One of the strangest things happening right now is the ‘de-coupling’ of the DAX 40 from the actual German street. Because 80% of the revenue for DAX companies now comes from outside Germany, the index is thriving even when domestic GDP growth is sluggish. In early 2026, while the local economy is clawing through a modest 1.1% growth rate, DAX earnings per share are projected to jump by 15%.

This gap is a direct result of the composition changes. By bringing in more globalized tech and services, the index has effectively insulated itself from German bureaucracy and local consumer woes. However, this creates a ‘winner-takes-all’ scenario. The smaller firms in the SDAX and MDAX, which still rely on the domestic market for 40% of their sales, aren’t seeing the same record highs. The DAX 40 has become an elite club of global players that happen to be headquartered in Germany, rather than a representation of the German people’s financial health.

What Happens Next: Projections for 2027

Looking ahead to 2027, the focus is shifting toward ‘Green Industrials.’ As the German government ramps up its 500-billion-euro infrastructure and climate fund, we expect another wave of composition changes. Companies specializing in hydrogen grid technology and renewable storage are currently climbing the ranks of the MDAX and are poised to knock out the last remaining legacy retail and traditional utility laggards in the main index.

Financial analysts suggest the DAX could hit the 26,000 mark by mid-2027 if the current tech-defense-energy transition holds its momentum. The risk, of course, is that the index is now more exposed to international trade wars and US-China tensions than ever before.
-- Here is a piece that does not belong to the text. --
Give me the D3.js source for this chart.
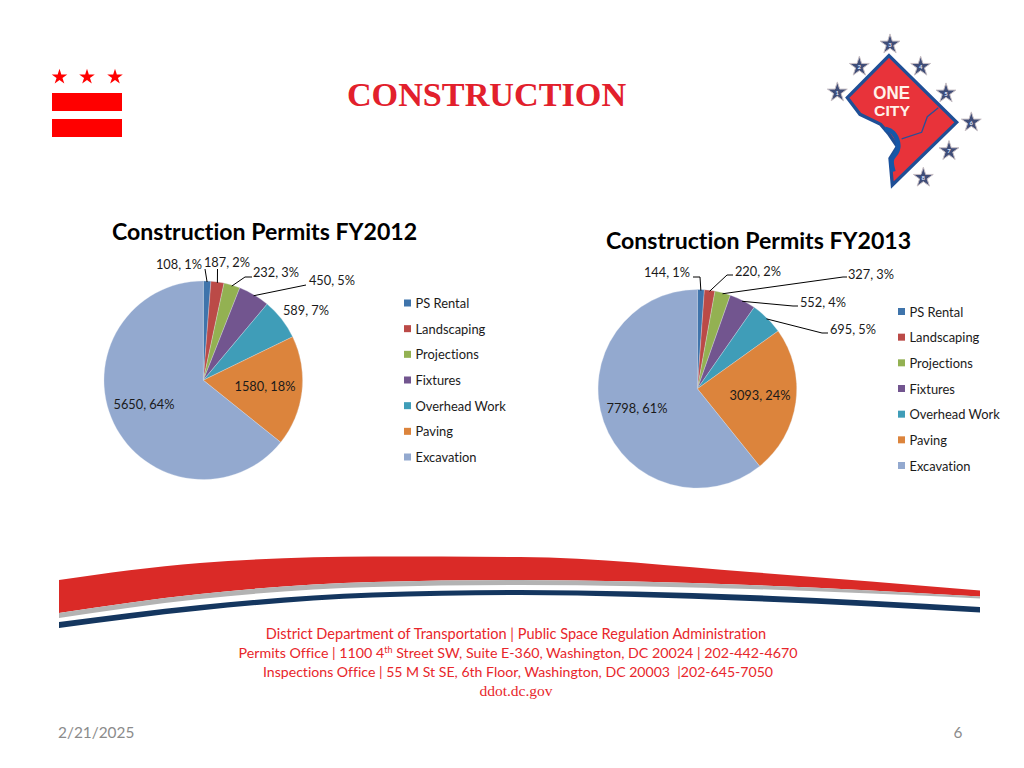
<!DOCTYPE html>
<html lang="en">
<head>
	<title>Construction</title>
	<meta charset="utf-8">
	<script src="https://d3js.org/d3.v7.min.js" charset="utf-8"></script>
</head>
<style>
	body { margin: 0; background: #fff; }
	svg { display: block; }
	text { font-family: Lato, "Open Sans", sans-serif; font-variant-ligatures: none; }
	.chartTitle { font-size: 23.1px; font-weight: 700; fill: #000; }
	.lbl { font-size: 12.8px; fill: #1a1a1a; }
	.legendText { font-size: 12.9px; fill: #1a1a1a; }
	.leader { fill: none; stroke: #000; stroke-width: 1; }
	.foot { font-size: 14.25px; fill: #e8262b; text-anchor: middle; white-space: pre; }
</style>
<body>
<svg id="slide" width="1024" height="768"></svg>
<script type="text/javascript">

// data
var categories = ['PS Rental', 'Landscaping', 'Projections', 'Fixtures', 'Overhead Work', 'Paving', 'Excavation'];
var permits2012 = [108, 187, 232, 450, 589, 1580, 5650];
var permits2013 = [144, 220, 327, 552, 695, 3093, 7798];
var percents2012 = [1, 2, 3, 5, 7, 18, 64];
var percents2013 = [1, 2, 3, 4, 5, 24, 61];
var sliceColors = ['#3f74ab', '#bb4a47', '#93b152', '#72558f', '#3f9db8', '#dc843c', '#93a9cf'];
var footerLines = [
	'District Department of Transportation | Public Space Regulation Administration',
	'Inspections Office | 55 M St SE, 6th Floor, Washington, DC 20003  |202-645-7050'
];

// label layout: [label centre x, label centre y], then optional leader bends
var layout2012 = [
	{at: [179, 264], bend: [[205, 269]]},
	{at: [227, 262], bend: [[217.5, 269]]},
	{at: [276, 272], bend: [[245, 277], [252, 277]]},
	{at: [332, 280], bend: [[306, 285]]},
	{at: [306, 310]},
	{at: [265, 386]},
	{at: [144, 404]}
];
var layout2013 = [
	{at: [667, 272], bend: [[700, 277], [693, 277]]},
	{at: [758, 271], bend: [[727, 275], [733, 275]]},
	{at: [871, 274], bend: [[843, 277], [847, 277]]},
	{at: [823, 302], bend: [[793, 306], [798, 306]]},
	{at: [853, 329], bend: [[822, 333], [828, 333]]},
	{at: [760, 395]},
	{at: [637, 408]}
];

var svg = d3.select('#slide');

function drawPie(opt) {
	var g = svg.append('g');
	var radius = 99.3;
	var pie = d3.pie().sort(null).value(function(d) { return d; });
	var arc = d3.arc().innerRadius(0).outerRadius(radius);
	var edge = d3.arc().innerRadius(radius - 1).outerRadius(radius - 1);
	var arcs = pie(opt.values);

	g.append('text').attr('class', 'chartTitle')
		.attr('x', opt.titleX).attr('y', opt.titleY).text(opt.title);

	var p = g.append('g').attr('transform', 'translate(' + opt.cx + ',' + opt.cy + ')');
	p.selectAll('path').data(arcs).enter().append('path')
		.attr('d', arc)
		.attr('fill', function(d, i) { return sliceColors[i]; })
		.attr('stroke', '#dfe6f0')
		.attr('stroke-width', 0.3);

	// leader lines start at the slice edge
	arcs.forEach(function(d, i) {
		var l = opt.layout[i];
		if (!l.bend) return;
		var c = edge.centroid(d);
		var pts = [[opt.cx + c[0], opt.cy + c[1]]].concat(l.bend);
		g.append('path').attr('class', 'leader').attr('d', d3.line()(pts));
	});

	g.selectAll('.lbl').data(opt.values).enter().append('text')
		.attr('class', 'lbl')
		.attr('text-anchor', 'middle')
		.attr('dominant-baseline', 'central')
		.attr('x', function(d, i) { return opt.layout[i].at[0]; })
		.attr('y', function(d, i) { return opt.layout[i].at[1]; })
		.text(function(d, i) { return d + ', ' + opt.percents[i] + '%'; });

	var y = d3.scalePoint().domain(categories).range([opt.legendTop, opt.legendBottom]);
	var items = g.selectAll('.legendItem').data(categories).enter().append('g')
		.attr('class', 'legendItem')
		.attr('transform', function(d) { return 'translate(' + opt.legendX + ',' + y(d) + ')'; });
	items.append('rect').attr('x', 0).attr('y', -3.5).attr('width', 7).attr('height', 7)
		.attr('fill', function(d, i) { return sliceColors[i]; });
	items.append('text').attr('class', 'legendText').attr('x', 11.5)
		.attr('dominant-baseline', 'central')
		.text(function(d) { return d; });
}

drawPie({title: 'Construction Permits FY2012', titleX: 112, titleY: 240, cx: 203.3, cy: 380.2,
	values: permits2012, percents: percents2012, layout: layout2012,
	legendX: 404, legendTop: 303, legendBottom: 457});
drawPie({title: 'Construction Permits FY2013', titleX: 606, titleY: 249, cx: 697.4, cy: 388.8,
	values: permits2013, percents: percents2013, layout: layout2013,
	legendX: 898, legendTop: 311.5, legendBottom: 465.5});

// slide title
svg.append('text').attr('x', 486.5).attr('y', 106).attr('text-anchor', 'middle')
	.style('font-family', '"Liberation Serif", serif')
	.style('font-size', '34.2px').style('font-weight', 700).attr('fill', '#e2202c')
	.text('CONSTRUCTION');

// DC flag
var flag = svg.append('g').attr('fill', '#ff0000');
[59.5, 87, 115].forEach(function(x) {
	flag.append('path').attr('transform', 'translate(' + x + ',77)')
		.attr('d', d3.symbol().type(d3.symbolStar).size(75)());
});
flag.append('rect').attr('x', 52).attr('y', 93).attr('width', 70).attr('height', 18);
flag.append('rect').attr('x', 52).attr('y', 119).attr('width', 70).attr('height', 18);

// One City logo, drawn in the coordinates of a 190x170 crop
var logo = svg.append('g').attr('transform', 'translate(810,25) scale(0.3333)');
var outline = [[237, 92], [440, 292], [247, 480], [240, 400], [262, 365], [235, 325], [212, 298], [150, 268], [112, 218]];
logo.append('path').attr('d', d3.line()(outline) + 'Z')
	.attr('fill', '#e8333a').attr('stroke', '#1f4f96').attr('stroke-width', 10).attr('stroke-linejoin', 'miter');
logo.append('path').attr('d', d3.line().curve(d3.curveBasis)([[225, 312], [250, 318], [268, 355], [262, 385], [240, 400], [250, 440]]))
	.attr('fill', 'none').attr('stroke', '#1557a8').attr('stroke-width', 14);
logo.append('path').attr('d', d3.line()([[275, 342], [335, 322], [352, 275], [385, 248]]))
	.attr('fill', 'none').attr('stroke', '#2c4f96').attr('stroke-width', 4);
logo.append('text').attr('x', 245).attr('y', 222).attr('text-anchor', 'middle')
	.attr('textLength', 110).attr('lengthAdjust', 'spacingAndGlyphs')
	.style('font-family', '"Liberation Sans", sans-serif').style('font-weight', 700).style('font-size', '55px')
	.attr('fill', '#fff3ea').text('ONE');
logo.append('text').attr('x', 246).attr('y', 274).attr('text-anchor', 'middle')
	.attr('textLength', 108).attr('lengthAdjust', 'spacingAndGlyphs')
	.style('font-family', '"Liberation Sans", sans-serif').style('font-weight', 700).style('font-size', '45px')
	.attr('fill', '#fff3ea').text('CITY');
var logoStars = [[82, 202], [148, 125], [240, 58], [332, 125], [408, 205], [484, 292], [417, 378], [340, 458]];
logoStars.forEach(function(s, i) {
	logo.append('path').attr('transform', 'translate(' + s[0] + ',' + s[1] + ')')
		.attr('d', d3.symbol().type(d3.symbolStar).size(1100)())
		.attr('fill', '#3f4d78').attr('stroke', '#c8bfc4').attr('stroke-width', 3);
	logo.append('text').attr('x', s[0]).attr('y', s[1] + 7).attr('text-anchor', 'middle')
		.style('font-size', '18px').style('font-weight', 700).attr('fill', '#dfe6ff').text(i + 1);
});

// swoosh bands, top edge then bottom edge
var curve = d3.line().curve(d3.curveMonotoneX);
function band(top, bottom, color) {
	svg.append('path')
		.attr('d', curve(top) + 'L' + curve(bottom.slice().reverse()).slice(1) + 'Z')
		.attr('fill', color);
}
band([[59, 580], [200, 563], [373, 556.5], [520, 557], [750, 572], [980, 590.5]],
	[[59, 613], [200, 594], [373, 582], [520, 580], [750, 585], [980, 596.5]], '#da2a27');
band([[59, 613], [200, 594], [373, 582], [520, 580], [750, 585], [980, 596.5]],
	[[59, 618], [200, 599], [373, 587], [520, 585], [750, 589], [980, 598.5]], '#b3b3b3');
band([[59, 622], [200, 605], [373, 592.5], [520, 590], [750, 595], [980, 607]],
	[[59, 628], [200, 610.5], [373, 597.5], [520, 595], [750, 601], [980, 612.5]], '#14365f');

// footer
svg.append('text').attr('class', 'foot').attr('x', 516).attr('y', 639).style('font-size', '14.55px').text(footerLines[0]);
var permitsLine = svg.append('text').attr('class', 'foot').attr('x', 518).attr('y', 658);
permitsLine.append('tspan').text('Permits Office | 1100 4');
permitsLine.append('tspan').attr('dy', -5).style('font-size', '9px').text('th');
permitsLine.append('tspan').attr('dy', 5).text(' Street SW, Suite E-360, Washington, DC 20024 | 202-442-4670');
svg.append('text').attr('class', 'foot').attr('x', 518).attr('y', 677).style('font-size', '14.1px').text(footerLines[1]);
svg.append('text').attr('class', 'foot').attr('x', 516).attr('y', 696)
	.style('font-family', '"Liberation Serif", serif').style('font-size', '15.5px').text('ddot.dc.gov');

svg.append('text').attr('x', 58).attr('y', 738).attr('fill', '#8b8b8b').style('font-size', '15.4px').text('2/21/2025');
svg.append('text').attr('x', 958).attr('y', 738).attr('text-anchor', 'middle').attr('fill', '#8b8b8b').style('font-size', '15.4px').text('6');

</script>
</body>
</html>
Since the ‘New DAX’ is so global, a sneeze in Washington or Beijing now causes a full-blown flu in Frankfurt. The safety of the old, domestic-focused index is gone, replaced by a high-stakes, high-reward global engine.

The DAX 40 we see today is a different beast than the one our parents invested in. It has successfully shed its skin, trading the slow-moving stability of chemicals and cars for the aggressive growth of tech, defense, and green energy. While this evolution has helped the index reach record highs in 2026, it has also fundamentally changed the risk profile for every person with a pension or a brokerage account. You’re no longer investing in a country; you’re investing in a curated portfolio of global leaders.,As we look toward 2027, the lesson is clear: adaptability is the only true currency. The DAX didn’t just survive the energy crisis and the tech revolution; it used them to rewrite its own rules. For investors, the challenge is no longer just tracking the German economy—it’s understanding the global chess match that these 40 companies are now playing. The industrial heart of Europe is still beating, but it’s now powered by software and silicon.